At Microsoft’s annual shareholder’s meeting today, CEO Steve Ballmer has put the kibosh on speculation that the company will resurrect its bid to acquire Yahoo. However, Ballmer did suggest that a search deal was possible.

Microsoft’s single-minded pursuit to acquire Yahoo never made much sense to me. Sure, it would obtain substantial search market shareover night, but it would still have to claw its way up to compete with Google. Even when the two companies are combined, Google still holds the upper hand in market share.

There is also a great deal of overlap between Microsoft and Yahoo products, and there would certainly be a culture clash among employees. Brain drain is another issue. If Microsoft were to buy Yahoo today, it would not be obtaining the talent that it would have just a few months back. It would also be costly to retain people–even its own employees, many of whom would be hesitant to spend their time at Microsoft getting caught up in turf wars.

A merger with Yahoo would distract Microsoft from important initiatives that are core to its future success, such as project Oslo, an multi-product effort to steer developers toward model driven development and service oriented architecture, as well as continued investment in the .NET Framework.

Microhoo makes no sense for Microsoft, but a search deal does-–especially now that Yahoo has shied away from its partnership with Google.

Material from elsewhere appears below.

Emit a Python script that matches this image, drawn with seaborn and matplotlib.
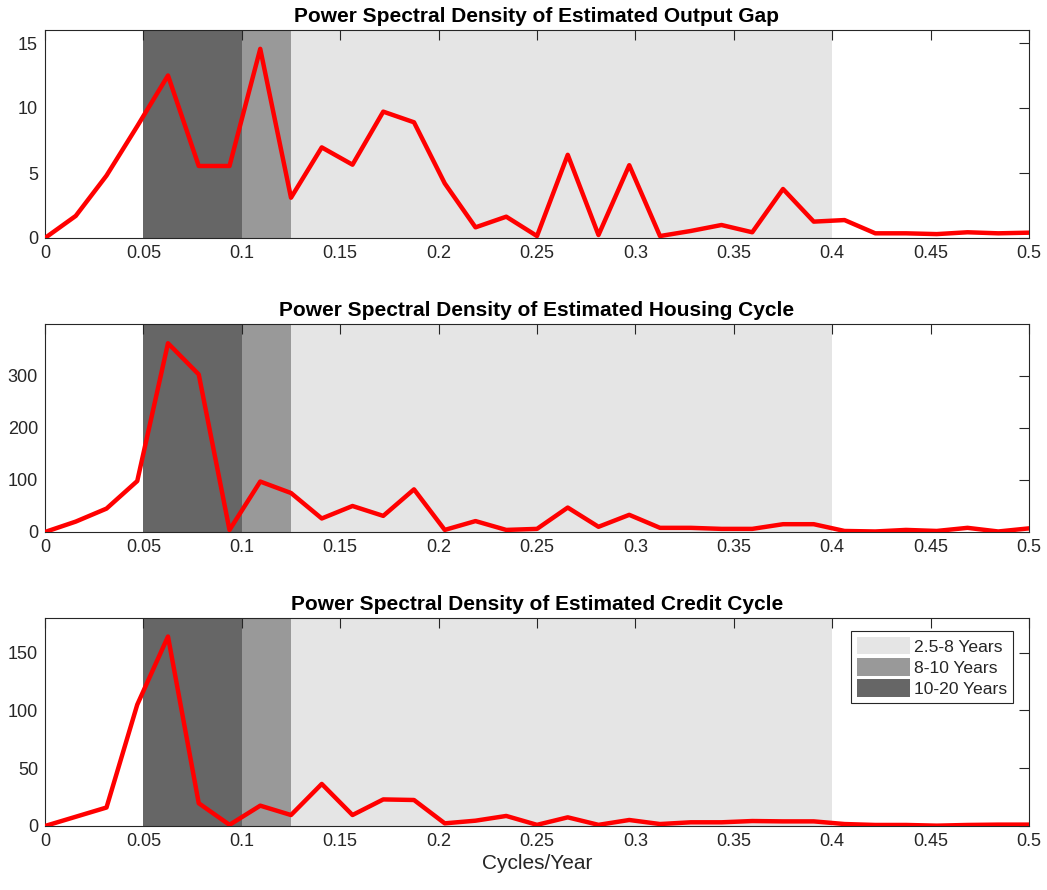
import numpy as np
import pandas as pd
import matplotlib
matplotlib.use("Agg")
import matplotlib.pyplot as plt
import seaborn as sns

# ---- data ----
freq = [k / 64 for k in range(33)]  # cycles/year

output_gap = [0, 1.7, 4.8, 8.6, 12.5, 5.54, 5.54, 14.55, 3.1, 6.97, 5.64, 9.72, 8.9,
              4.2, 0.82, 1.64, 0.15, 6.4, 0.23, 5.6, 0.15, 0.54, 1.0, 0.44, 3.77,
              1.26, 1.38, 0.36, 0.36, 0.3, 0.44, 0.36, 0.41]
housing = [0, 20, 45, 98, 363, 303, 4, 97, 75, 26, 50, 31, 82, 4, 21, 4, 6, 47, 10,
           33, 8, 8, 6, 6, 15, 15, 2, 1, 4, 2, 8, 1, 7]
credit = [0, 8, 16, 105, 164, 19.7, 1, 17.6, 9.5, 36.4, 9.5, 23, 22.5, 2.3, 4.6, 8.7,
          1, 7.5, 1, 5.2, 1.7, 3.2, 3.2, 4.3, 4, 4, 1.7, 0.9, 0.9, 0.3, 0.9, 1.2, 1.2]

titles = ["Power Spectral Density of Estimated Output Gap",
          "Power Spectral Density of Estimated Housing Cycle",
          "Power Spectral Density of Estimated Credit Cycle"]
series = [output_gap, housing, credit]
ylims = [16, 400, 180]
yticks = [[0, 5, 10, 15], [0, 100, 200, 300], [0, 50, 100, 150]]

band_labels = ["2.5-8 Years", "8-10 Years", "10-20 Years"]
band_lo = [0.125, 0.1, 0.05]
band_hi = [0.4, 0.125, 0.1]
band_colors = ["#e5e5e5", "#999999", "#666666"]

xticks = [0, 0.05, 0.1, 0.15, 0.2, 0.25, 0.3, 0.35, 0.4, 0.45, 0.5]
xticklabels = ["0", "0.05", "0.1", "0.15", "0.2", "0.25", "0.3", "0.35", "0.4", "0.45", "0.5"]

# ---- style ----
sns.set_style("white")
plt.rcParams["font.family"] = ["Liberation Sans", "DejaVu Sans"]
plt.rcParams["xtick.direction"] = "in"
plt.rcParams["ytick.direction"] = "in"

fig = plt.figure(figsize=(10.47, 8.9), dpi=100)
W, H = 1047, 890
left, right = 45, 1029
tops = [30, 324, 618]
ph = 208

for i in range(3):
    ax = fig.add_axes([left / W, 1 - (tops[i] + ph) / H, (right - left) / W, ph / H])
    handles = []
    for lab, lo, hi, c in zip(band_labels, band_lo, band_hi, band_colors):
        h = ax.axvspan(lo, hi, color=c, lw=0, label=lab, zorder=0)
        handles.append(h)
    df = pd.DataFrame({"f": freq, "p": series[i]})
    sns.lineplot(data=df, x="f", y="p", ax=ax, color="#ff0000", lw=3.2, zorder=3,
                 legend=False)
    if ax.get_legend() is not None:
        ax.get_legend().remove()
    ax.set_xlim(0, 0.5)
    ax.set_ylim(0, ylims[i])
    ax.set_xticks(xticks)
    ax.set_xticklabels(xticklabels)
    ax.set_yticks(yticks[i])
    ax.set_xlabel("")
    ax.set_ylabel("")
    ax.set_title(titles[i], fontsize=15, fontweight="bold", pad=6, color="black")
    ax.tick_params(axis="both", which="both", top=True, right=True, length=7,
                   width=0.8, color="#262626", labelsize=13, labelcolor="#262626", pad=5)
    for sp in ax.spines.values():
        sp.set_visible(True)
        sp.set_color("#262626")
        sp.set_linewidth(0.8)
    if i == 2:
        ax.set_xlabel("Cycles/Year", fontsize=15, color="#262626", labelpad=3)
        leg = ax.legend(handles=handles, labels=band_labels, loc="upper right",
                        bbox_to_anchor=(0.9837, 0.9375), fontsize=12.6, frameon=True,
                        fancybox=False, edgecolor="#262626", framealpha=1,
                        handlelength=3.05, handleheight=1.15, handletextpad=0.2,
                        labelspacing=0.2, borderpad=0.35, borderaxespad=0.0)
        leg.get_frame().set_linewidth(0.8)

fig.savefig("out.png", dpi=100)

AND it could still happen; Ballmer never backs off.

Aside from Microsoft, who is going to be Yahoo’s white knight now? AOL? As multiple pundits have said, that would be like tying two bricks together to see if they could float.

Yahoo needs to retool and find a successful business model to become a profitable–albeit smaller–company. Microsoft can reap the benefits of Yahoo’s search presence without stepping into that mud pit, and Yahoo can score some much needed cash. Microsoft needs to do something different to compete with Google; it can’t even pay people to use Live Search. The only people who I know that use Live Search work at Microsoft, and that’s partly because they were scolded and ordered to use it. (Word is Ballmer excoriated employees for using Google.)